* Dataset content *

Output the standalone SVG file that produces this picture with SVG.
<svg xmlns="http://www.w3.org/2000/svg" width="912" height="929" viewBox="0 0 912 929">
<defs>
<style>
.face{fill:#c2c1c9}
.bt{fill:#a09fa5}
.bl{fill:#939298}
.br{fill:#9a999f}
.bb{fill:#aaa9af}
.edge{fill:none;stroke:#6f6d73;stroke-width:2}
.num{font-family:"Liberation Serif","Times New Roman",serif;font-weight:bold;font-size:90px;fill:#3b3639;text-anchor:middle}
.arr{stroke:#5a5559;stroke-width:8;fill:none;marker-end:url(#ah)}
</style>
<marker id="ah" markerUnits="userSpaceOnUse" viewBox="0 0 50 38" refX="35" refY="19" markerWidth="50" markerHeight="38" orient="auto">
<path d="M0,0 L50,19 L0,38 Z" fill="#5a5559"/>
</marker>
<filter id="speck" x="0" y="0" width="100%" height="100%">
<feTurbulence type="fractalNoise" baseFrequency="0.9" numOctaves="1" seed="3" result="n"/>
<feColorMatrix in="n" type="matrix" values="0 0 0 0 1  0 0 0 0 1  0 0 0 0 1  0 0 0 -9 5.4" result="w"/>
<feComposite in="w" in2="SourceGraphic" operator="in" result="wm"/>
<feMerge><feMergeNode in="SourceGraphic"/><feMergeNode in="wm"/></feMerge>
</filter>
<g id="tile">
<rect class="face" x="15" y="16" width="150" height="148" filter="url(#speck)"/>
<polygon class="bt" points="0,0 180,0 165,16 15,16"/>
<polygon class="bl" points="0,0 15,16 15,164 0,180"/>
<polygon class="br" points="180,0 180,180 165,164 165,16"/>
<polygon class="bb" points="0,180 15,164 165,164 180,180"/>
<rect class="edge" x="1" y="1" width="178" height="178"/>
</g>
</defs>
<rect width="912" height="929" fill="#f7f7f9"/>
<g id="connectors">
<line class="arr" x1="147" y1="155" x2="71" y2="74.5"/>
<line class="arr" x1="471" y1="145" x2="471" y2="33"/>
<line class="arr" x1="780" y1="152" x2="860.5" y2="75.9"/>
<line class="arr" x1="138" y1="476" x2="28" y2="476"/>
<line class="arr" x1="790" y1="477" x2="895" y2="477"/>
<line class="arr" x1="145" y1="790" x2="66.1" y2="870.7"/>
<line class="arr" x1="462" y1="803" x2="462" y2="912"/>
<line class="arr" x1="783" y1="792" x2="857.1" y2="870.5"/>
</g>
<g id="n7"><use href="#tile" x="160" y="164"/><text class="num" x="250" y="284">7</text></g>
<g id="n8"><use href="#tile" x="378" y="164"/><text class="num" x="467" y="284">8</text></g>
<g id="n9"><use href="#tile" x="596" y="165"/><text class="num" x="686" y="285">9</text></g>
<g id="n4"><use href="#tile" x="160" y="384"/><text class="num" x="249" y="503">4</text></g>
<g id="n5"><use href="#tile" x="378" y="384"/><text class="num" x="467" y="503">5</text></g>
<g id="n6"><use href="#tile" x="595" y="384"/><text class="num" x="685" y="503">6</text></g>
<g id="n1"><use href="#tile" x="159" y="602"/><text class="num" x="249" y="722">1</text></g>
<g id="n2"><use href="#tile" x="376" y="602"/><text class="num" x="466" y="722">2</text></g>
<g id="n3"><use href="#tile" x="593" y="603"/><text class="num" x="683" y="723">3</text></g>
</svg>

* Set problem *
Copy out every line of the data above, exactly as given.

* Output of the exercise *
Output the standalone SVG file that produces this picture with SVG.
<svg xmlns="http://www.w3.org/2000/svg" width="912" height="929" viewBox="0 0 912 929">
<defs>
<style>
.face{fill:#c2c1c9}
.bt{fill:#a09fa5}
.bl{fill:#939298}
.br{fill:#9a999f}
.bb{fill:#aaa9af}
.edge{fill:none;stroke:#6f6d73;stroke-width:2}
.num{font-family:"Liberation Serif","Times New Roman",serif;font-weight:bold;font-size:90px;fill:#3b3639;text-anchor:middle}
.arr{stroke:#5a5559;stroke-width:8;fill:none;marker-end:url(#ah)}
</style>
<marker id="ah" markerUnits="userSpaceOnUse" viewBox="0 0 50 38" refX="35" refY="19" markerWidth="50" markerHeight="38" orient="auto">
<path d="M0,0 L50,19 L0,38 Z" fill="#5a5559"/>
</marker>
<filter id="speck" x="0" y="0" width="100%" height="100%">
<feTurbulence type="fractalNoise" baseFrequency="0.9" numOctaves="1" seed="3" result="n"/>
<feColorMatrix in="n" type="matrix" values="0 0 0 0 1  0 0 0 0 1  0 0 0 0 1  0 0 0 -9 5.4" result="w"/>
<feComposite in="w" in2="SourceGraphic" operator="in" result="wm"/>
<feMerge><feMergeNode in="SourceGraphic"/><feMergeNode in="wm"/></feMerge>
</filter>
<g id="tile">
<rect class="face" x="15" y="16" width="150" height="148" filter="url(#speck)"/>
<polygon class="bt" points="0,0 180,0 165,16 15,16"/>
<polygon class="bl" points="0,0 15,16 15,164 0,180"/>
<polygon class="br" points="180,0 180,180 165,164 165,16"/>
<polygon class="bb" points="0,180 15,164 165,164 180,180"/>
<rect class="edge" x="1" y="1" width="178" height="178"/>
</g>
</defs>
<rect width="912" height="929" fill="#f7f7f9"/>
<g id="connectors">
<line class="arr" x1="147" y1="155" x2="71" y2="74.5"/>
<line class="arr" x1="471" y1="145" x2="471" y2="33"/>
<line class="arr" x1="780" y1="152" x2="860.5" y2="75.9"/>
<line class="arr" x1="138" y1="476" x2="28" y2="476"/>
<line class="arr" x1="790" y1="477" x2="895" y2="477"/>
<line class="arr" x1="145" y1="790" x2="66.1" y2="870.7"/>
<line class="arr" x1="462" y1="803" x2="462" y2="912"/>
<line class="arr" x1="783" y1="792" x2="857.1" y2="870.5"/>
</g>
<g id="n7"><use href="#tile" x="160" y="164"/><text class="num" x="250" y="284">7</text></g>
<g id="n8"><use href="#tile" x="378" y="164"/><text class="num" x="467" y="284">8</text></g>
<g id="n9"><use href="#tile" x="596" y="165"/><text class="num" x="686" y="285">9</text></g>
<g id="n4"><use href="#tile" x="160" y="384"/><text class="num" x="249" y="503">4</text></g>
<g id="n5"><use href="#tile" x="378" y="384"/><text class="num" x="467" y="503">5</text></g>
<g id="n6"><use href="#tile" x="595" y="384"/><text class="num" x="685" y="503">6</text></g>
<g id="n1"><use href="#tile" x="159" y="602"/><text class="num" x="249" y="722">1</text></g>
<g id="n2"><use href="#tile" x="376" y="602"/><text class="num" x="466" y="722">2</text></g>
<g id="n3"><use href="#tile" x="593" y="603"/><text class="num" x="683" y="723">3</text></g>
</svg>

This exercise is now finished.